Kemajuan teknologi ini memang menarik, tetapi juga dapat menjadi ancaman tersembunyi bagi umat manusia. Oleh karena itu, pengawasan yang cermat dan manajemen yang bertanggung jawab sangat penting agar penerapan AI tetap aman dan tidak menjadi ‘senjata makan tuan’.

Kembali ke regulasi, dalam sejarah, regulasi sering kali terlambat mengikuti perkembangan teknologi dan inovasi. Namun, saat ini terdapat beberapa inisiatif seperti EU AI Act, California’s SB 1047, dan Council of Europe’s Framework Convention on AI yang bisa menjadi acuan dalam merumuskan aturan terkait AI.

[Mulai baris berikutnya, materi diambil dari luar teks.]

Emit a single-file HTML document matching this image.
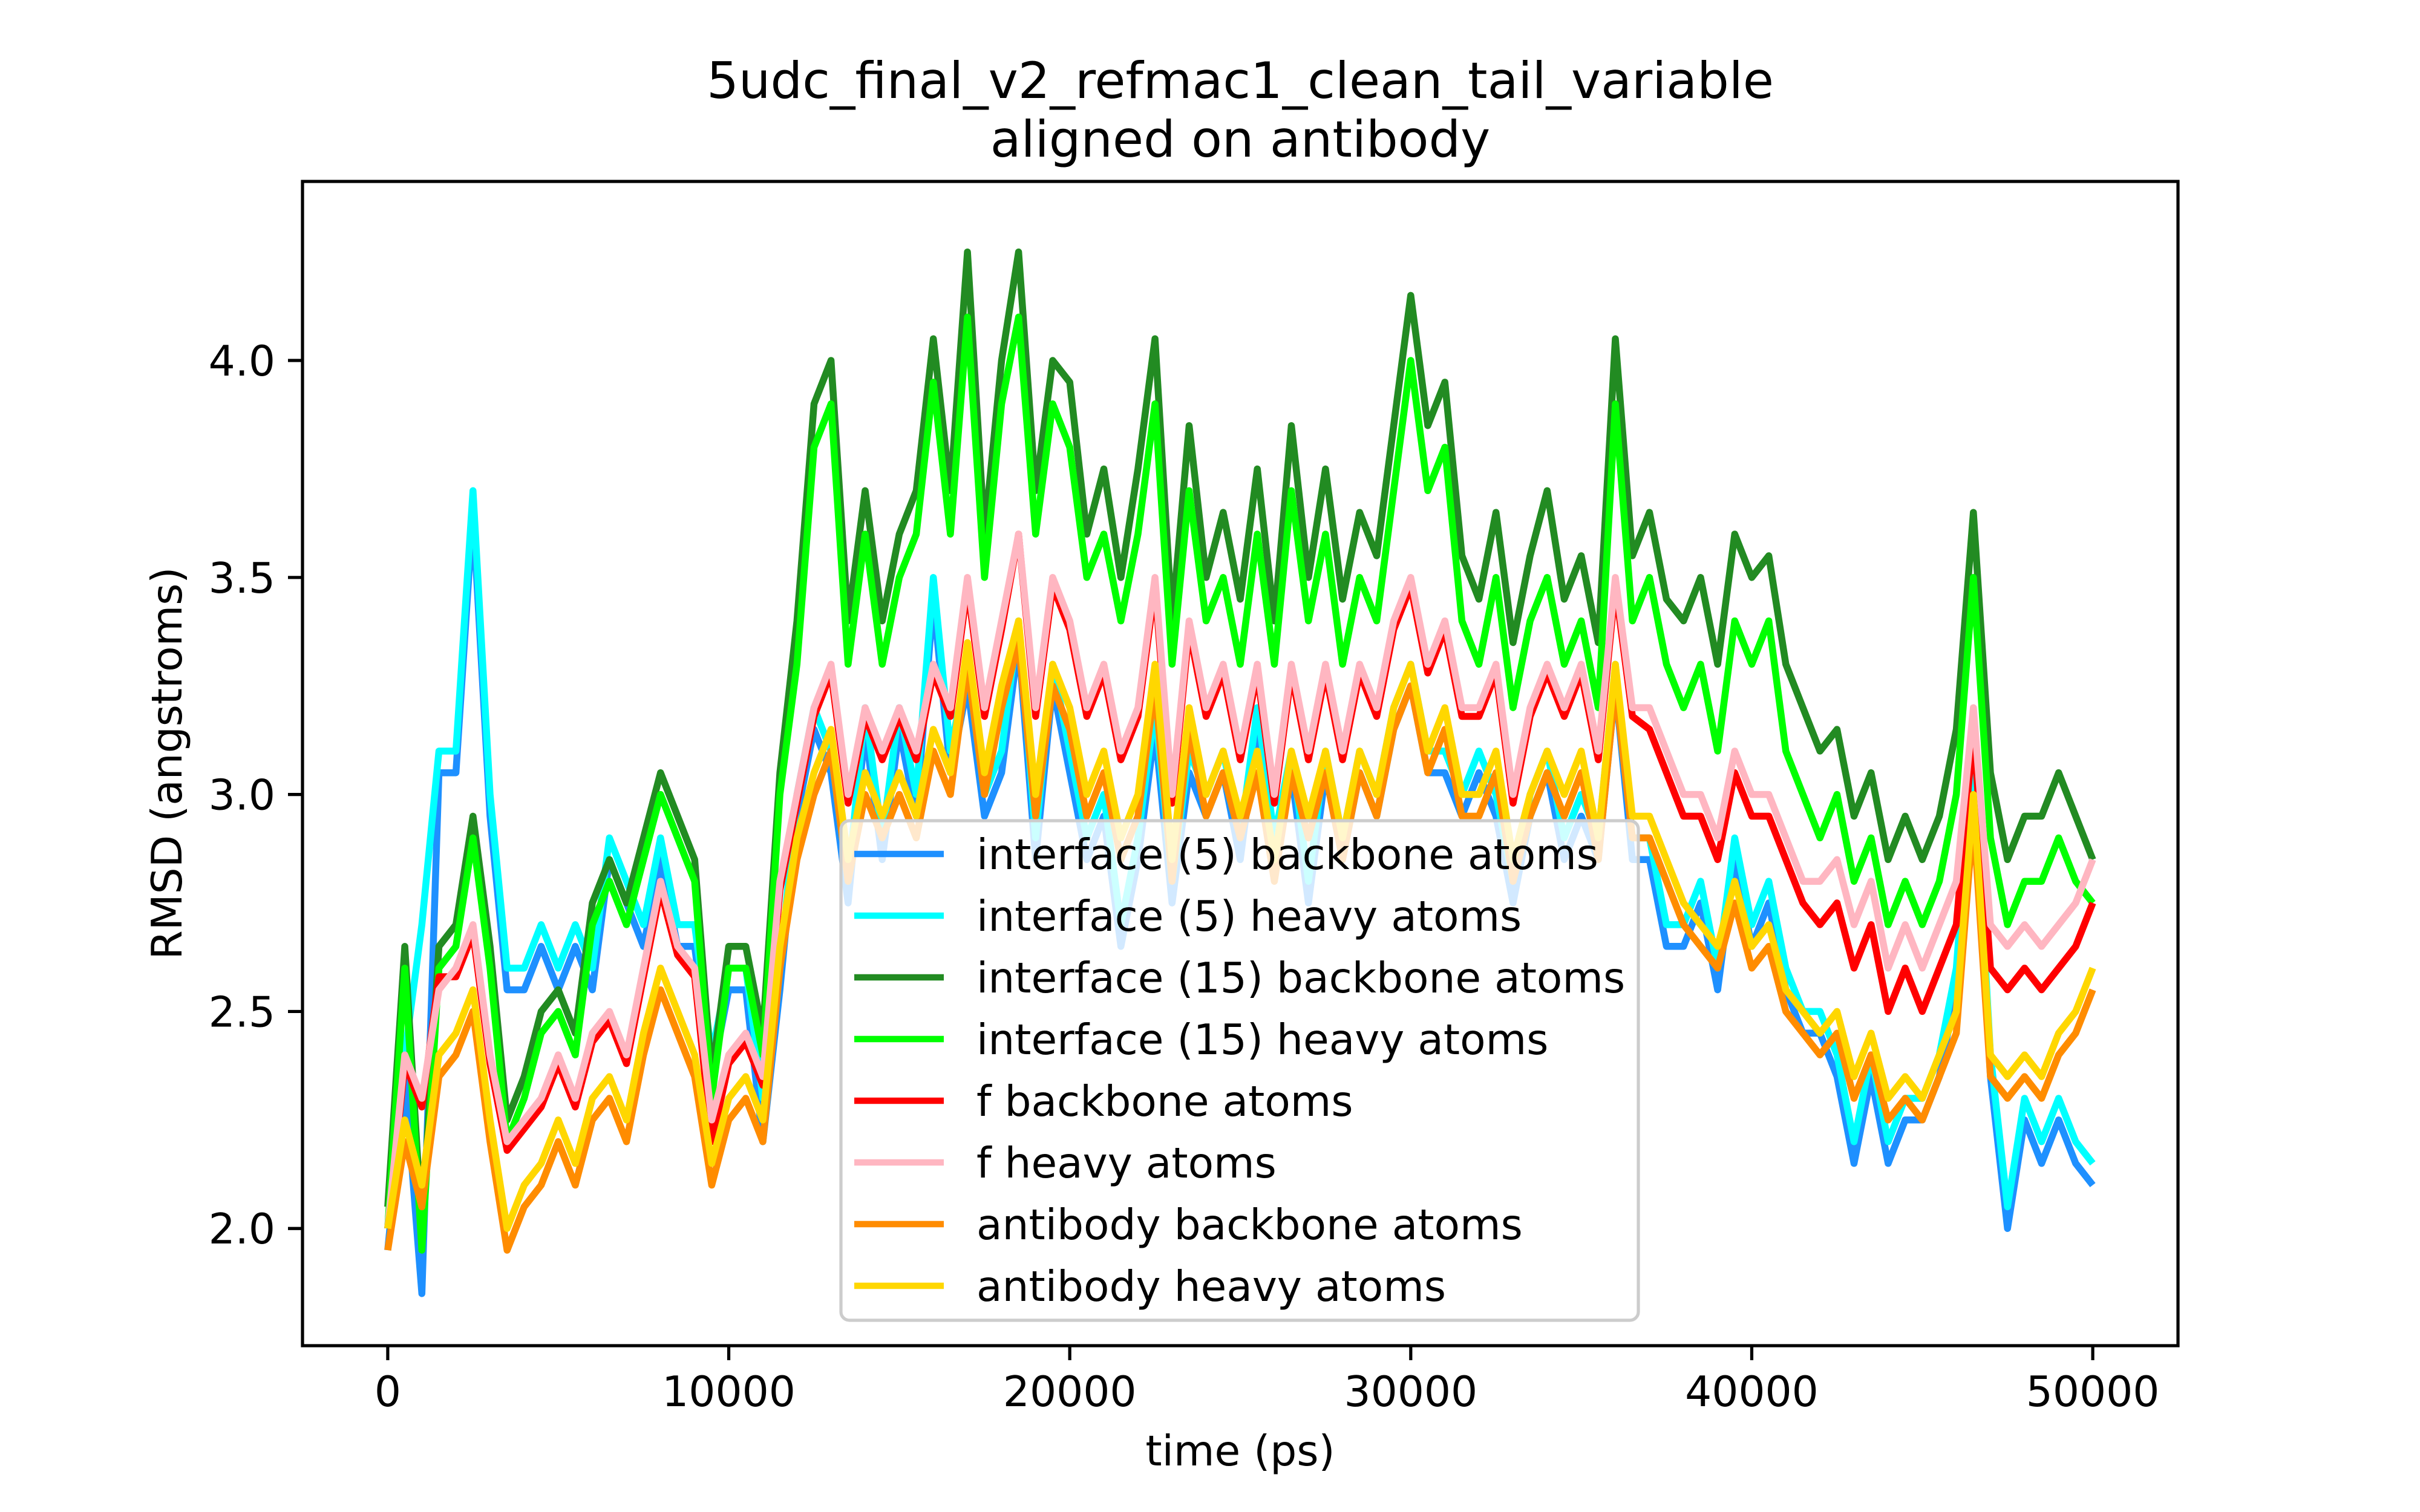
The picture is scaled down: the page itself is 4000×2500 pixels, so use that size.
<!DOCTYPE html>
<html><head><meta charset="utf-8"><style>
html,body{margin:0;padding:0;background:#fff;}
svg{display:block;font-family:"DejaVu Sans","Liberation Sans",sans-serif;}
</style></head><body>
<svg id="chart" width="4000" height="2500" viewBox="0 0 4000 2500" xmlns="http://www.w3.org/2000/svg">
<rect x="0" y="0" width="4000" height="2500" fill="#fff"/>
<text x="2050" y="162" text-anchor="middle" font-size="83">5udc_final_v2_refmac1_clean_tail_variable</text>
<text x="2050" y="259" text-anchor="middle" font-size="83">aligned on antibody</text>
<g id="series"></g>
<rect x="500" y="300" width="3100" height="1925" fill="none" stroke="#000" stroke-width="5.2"/>
<g id="ticks"></g>
<text x="2050" y="2423" text-anchor="middle" font-size="69.4">time (ps)</text>
<text transform="translate(300,1262) rotate(-90)" text-anchor="middle" font-size="69.4">RMSD (angstroms)</text>
<g id="legend"></g>
</svg>
<script>
const times = [];
for (let i = 0; i <= 100; i++) times.push(i * 500);
const xTicks = [0, 10000, 20000, 30000, 40000, 50000];
const yTicks = [2.0, 2.5, 3.0, 3.5, 4.0];
const seriesNames = ["interface (5) backbone atoms","interface (5) heavy atoms","interface (15) backbone atoms","interface (15) heavy atoms","f backbone atoms","f heavy atoms","antibody backbone atoms","antibody heavy atoms"];
const seriesColors = ["#1e90ff","#00ffff","#228b22","#00ff00","#ff0000","#ffb6c1","#ff8c00","#ffd700"];
const ifc5bb = [1.95,2.35,1.85,3.05,3.05,3.65,2.95,2.55,2.55,2.65,2.55,2.65,2.55,2.85,2.75,2.65,2.85,2.65,2.65,2.35,2.55,2.55,2.2,2.55,2.95,3.15,3.05,2.75,3.15,2.85,3.15,2.95,3.45,3.05,3.25,2.95,3.05,3.35,2.85,3.25,3.05,2.85,2.95,2.65,2.85,3.15,2.75,3.05,2.95,3.05,2.85,3.15,2.85,3.05,2.75,3.05,2.85,3.05,2.95,3.15,3.25,3.05,3.05,2.95,3.05,2.95,2.75,2.95,3.05,2.85,2.95,2.85,3.25,2.85,2.85,2.65,2.65,2.75,2.55,2.85,2.65,2.75,2.55,2.45,2.45,2.35,2.15,2.35,2.15,2.25,2.25,2.35,2.55,3.05,2.35,2.0,2.25,2.15,2.25,2.15,2.1];
const ifc5hv = [2.0,2.4,2.7,3.1,3.1,3.7,3.0,2.6,2.6,2.7,2.6,2.7,2.6,2.9,2.8,2.7,2.9,2.7,2.7,2.4,2.6,2.6,2.3,2.6,3.0,3.2,3.1,2.8,3.2,2.9,3.2,3.0,3.5,3.1,3.3,3.0,3.1,3.4,2.9,3.3,3.1,2.9,3.0,2.7,2.9,3.2,2.8,3.1,3.0,3.1,2.9,3.2,2.9,3.1,2.8,3.1,2.9,3.1,3.0,3.2,3.3,3.1,3.1,3.0,3.1,3.0,2.8,3.0,3.1,2.9,3.0,2.9,3.3,2.9,2.9,2.7,2.7,2.8,2.6,2.9,2.7,2.8,2.6,2.5,2.5,2.4,2.2,2.4,2.2,2.3,2.3,2.4,2.6,3.1,2.4,2.05,2.3,2.2,2.3,2.2,2.15];
const ifc15bb = [2.05,2.65,2.0,2.65,2.7,2.95,2.65,2.25,2.35,2.5,2.55,2.45,2.75,2.85,2.75,2.9,3.05,2.95,2.85,2.35,2.65,2.65,2.45,3.05,3.4,3.9,4.0,3.4,3.7,3.4,3.6,3.7,4.05,3.7,4.25,3.6,4.0,4.25,3.7,4.0,3.95,3.6,3.75,3.5,3.75,4.05,3.4,3.85,3.5,3.65,3.45,3.75,3.4,3.85,3.5,3.75,3.45,3.65,3.55,3.85,4.15,3.85,3.95,3.55,3.45,3.65,3.35,3.55,3.7,3.45,3.55,3.35,4.05,3.55,3.65,3.45,3.4,3.5,3.3,3.6,3.5,3.55,3.3,3.2,3.1,3.15,2.95,3.05,2.85,2.95,2.85,2.95,3.15,3.65,3.05,2.85,2.95,2.95,3.05,2.95,2.85];
const ifc15hv = [2.0,2.6,1.95,2.6,2.65,2.9,2.6,2.2,2.3,2.45,2.5,2.4,2.7,2.8,2.7,2.85,3.0,2.9,2.8,2.3,2.6,2.6,2.4,3.0,3.3,3.8,3.9,3.3,3.6,3.3,3.5,3.6,3.95,3.6,4.1,3.5,3.9,4.1,3.6,3.9,3.8,3.5,3.6,3.4,3.6,3.9,3.3,3.7,3.4,3.5,3.3,3.6,3.3,3.7,3.4,3.6,3.3,3.5,3.4,3.7,4.0,3.7,3.8,3.4,3.3,3.5,3.2,3.4,3.5,3.3,3.4,3.2,3.9,3.4,3.5,3.3,3.2,3.3,3.1,3.4,3.3,3.4,3.1,3.0,2.9,3.0,2.8,2.9,2.7,2.8,2.7,2.8,3.0,3.5,2.9,2.7,2.8,2.8,2.9,2.8,2.75];
const fbb = [2.0,2.38,2.28,2.58,2.58,2.68,2.38,2.18,2.23,2.28,2.38,2.28,2.43,2.48,2.38,2.58,2.78,2.63,2.58,2.2,2.38,2.43,2.33,2.78,2.98,3.18,3.28,2.98,3.18,3.08,3.18,3.08,3.28,3.18,3.48,3.18,3.38,3.6,3.18,3.48,3.38,3.18,3.28,3.08,3.18,3.48,2.98,3.38,3.18,3.28,3.08,3.28,2.98,3.28,3.08,3.28,3.08,3.28,3.18,3.38,3.48,3.28,3.38,3.18,3.18,3.28,2.98,3.18,3.28,3.18,3.28,3.08,3.48,3.18,3.15,3.05,2.95,2.95,2.85,3.05,2.95,2.95,2.85,2.75,2.7,2.75,2.6,2.7,2.5,2.6,2.5,2.6,2.7,3.15,2.6,2.55,2.6,2.55,2.6,2.65,2.75];
const fhv = [2.0,2.4,2.3,2.55,2.6,2.7,2.4,2.2,2.25,2.3,2.4,2.3,2.45,2.5,2.4,2.6,2.8,2.65,2.6,2.25,2.4,2.45,2.35,2.8,3.0,3.2,3.3,3.0,3.2,3.1,3.2,3.1,3.3,3.2,3.5,3.2,3.4,3.6,3.2,3.5,3.4,3.2,3.3,3.1,3.2,3.5,3.0,3.4,3.2,3.3,3.1,3.3,3.0,3.3,3.1,3.3,3.1,3.3,3.2,3.4,3.5,3.3,3.4,3.2,3.2,3.3,3.0,3.2,3.3,3.2,3.3,3.1,3.5,3.2,3.2,3.1,3.0,3.0,2.9,3.1,3.0,3.0,2.9,2.8,2.8,2.85,2.7,2.8,2.6,2.7,2.6,2.7,2.8,3.2,2.7,2.65,2.7,2.65,2.7,2.75,2.85];
const abbb = [1.95,2.2,2.05,2.35,2.4,2.5,2.2,1.95,2.05,2.1,2.2,2.1,2.25,2.3,2.2,2.4,2.55,2.45,2.35,2.1,2.25,2.3,2.2,2.6,2.85,3.0,3.1,2.8,3.0,2.9,3.0,2.9,3.1,3.0,3.3,3.0,3.2,3.35,2.95,3.25,3.15,2.95,3.05,2.85,2.95,3.25,2.8,3.15,2.95,3.05,2.9,3.05,2.8,3.05,2.9,3.05,2.85,3.05,2.95,3.15,3.25,3.05,3.15,2.95,2.95,3.05,2.8,2.95,3.05,2.95,3.05,2.85,3.25,2.9,2.9,2.8,2.7,2.65,2.6,2.75,2.6,2.65,2.5,2.45,2.4,2.45,2.3,2.4,2.25,2.3,2.25,2.35,2.45,2.95,2.35,2.3,2.35,2.3,2.4,2.45,2.55];
const abhv = [2.0,2.25,2.1,2.4,2.45,2.55,2.25,2.0,2.1,2.15,2.25,2.15,2.3,2.35,2.25,2.45,2.6,2.5,2.4,2.15,2.3,2.35,2.25,2.65,2.9,3.05,3.15,2.85,3.05,2.95,3.05,2.95,3.15,3.05,3.35,3.05,3.25,3.4,3.0,3.3,3.2,3.0,3.1,2.9,3.0,3.3,2.85,3.2,3.0,3.1,2.95,3.1,2.85,3.1,2.95,3.1,2.9,3.1,3.0,3.2,3.3,3.1,3.2,3.0,3.0,3.1,2.85,3.0,3.1,3.0,3.1,2.9,3.3,2.95,2.95,2.85,2.75,2.7,2.65,2.8,2.65,2.7,2.55,2.5,2.45,2.5,2.35,2.45,2.3,2.35,2.3,2.4,2.5,3.0,2.4,2.35,2.4,2.35,2.45,2.5,2.6];

const NS = "http://www.w3.org/2000/svg";
const X0 = 500, X1 = 3600, Y0 = 300, Y1 = 2225;
const XMIN = -2500, XMAX = 52500, YMIN = 1.73, YMAX = 4.4125;
function xScale(v){ return X0 + (v - XMIN) / (XMAX - XMIN) * (X1 - X0); }
function yScale(v){ return Y1 - (v - YMIN) / (YMAX - YMIN) * (Y1 - Y0); }
function mk(tag, attrs, parent){ const e = document.createElementNS(NS, tag); for (const k in attrs) e.setAttribute(k, attrs[k]); parent.appendChild(e); return e; }

const allSeries = [ifc5bb, ifc5hv, ifc15bb, ifc15hv, fbb, fhv, abbb, abhv];
const seriesKeys = ["interface-5-backbone","interface-5-heavy","interface-15-backbone","interface-15-heavy","f-backbone","f-heavy","antibody-backbone","antibody-heavy"];
const sg = document.getElementById("series");
allSeries.forEach((vals, si) => {
  const d = vals.map((v, i) => (i ? "L" : "M") + xScale(times[i]).toFixed(1) + "," + yScale(v).toFixed(1)).join("");
  const p = mk("path", {d: d, fill: "none", stroke: seriesColors[si], "stroke-width": 11.5, "stroke-linejoin": "round"}, sg);
  
  
});

const tg = document.getElementById("ticks");
xTicks.forEach(t => {
  const x = xScale(t);
  const l = mk("line", {x1: x, x2: x, y1: Y1, y2: Y1 + 24, stroke: "#000", "stroke-width": 5.2}, tg);
  
  
  const tx = mk("text", {x: x, y: Y1 + 100, "text-anchor": "middle", "font-size": 69.4}, tg);
  tx.textContent = String(t);
  
  
});
yTicks.forEach(t => {
  const y = yScale(t);
  const l = mk("line", {x1: X0 - 24, x2: X0, y1: y, y2: y, stroke: "#000", "stroke-width": 5.2}, tg);
  
  
  const tx = mk("text", {x: X0 - 45, y: y + 25, "text-anchor": "end", "font-size": 69.4}, tg);
  tx.textContent = t.toFixed(1);
  
  
});

const lg = document.getElementById("legend");
const box = mk("rect", {x: 1390, y: 1357, width: 1318, height: 826, rx: 14, fill: "#fff", "fill-opacity": 0.8, stroke: "#cccccc", "stroke-width": 5.2}, lg);


seriesNames.forEach((name, i) => {
  const y = 1412 + i * 102;
  const l = mk("line", {x1: 1412, x2: 1560, y1: y, y2: y, stroke: seriesColors[i], "stroke-width": 10.4}, lg);
  
  
  const tx = mk("text", {x: 1614, y: y + 25, "font-size": 69.4}, lg);
  tx.textContent = name;
  
  
});
</script>
</body></html>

Selain kebijakan pemerintah, semua pemangku kepentingan, terutama perusahaan yang mengembangkan model AI seperti OpenAI, Meta, dan Alphabet, juga memiliki peran penting dalam mengurangi risiko AI.

Dalam praktik keselamatan AI, sejumlah perusahaan teknologi pengembang AI mulai menerapkan regulasi pengamanan. OpenAI telah menyediakan Preparedness Framework, sementara Alphabet memiliki Google DeepMind Frontier Safety Framework, dan Anthropic menyiapkan Responsible Scaling Policy (RSP).

Meskipun berbagai kerangka kerja ini merupakan langkah penting dalam menjaga keselamatan AI, masih diperlukan transparansi dan penegakan langkah praktis yang lebih baik.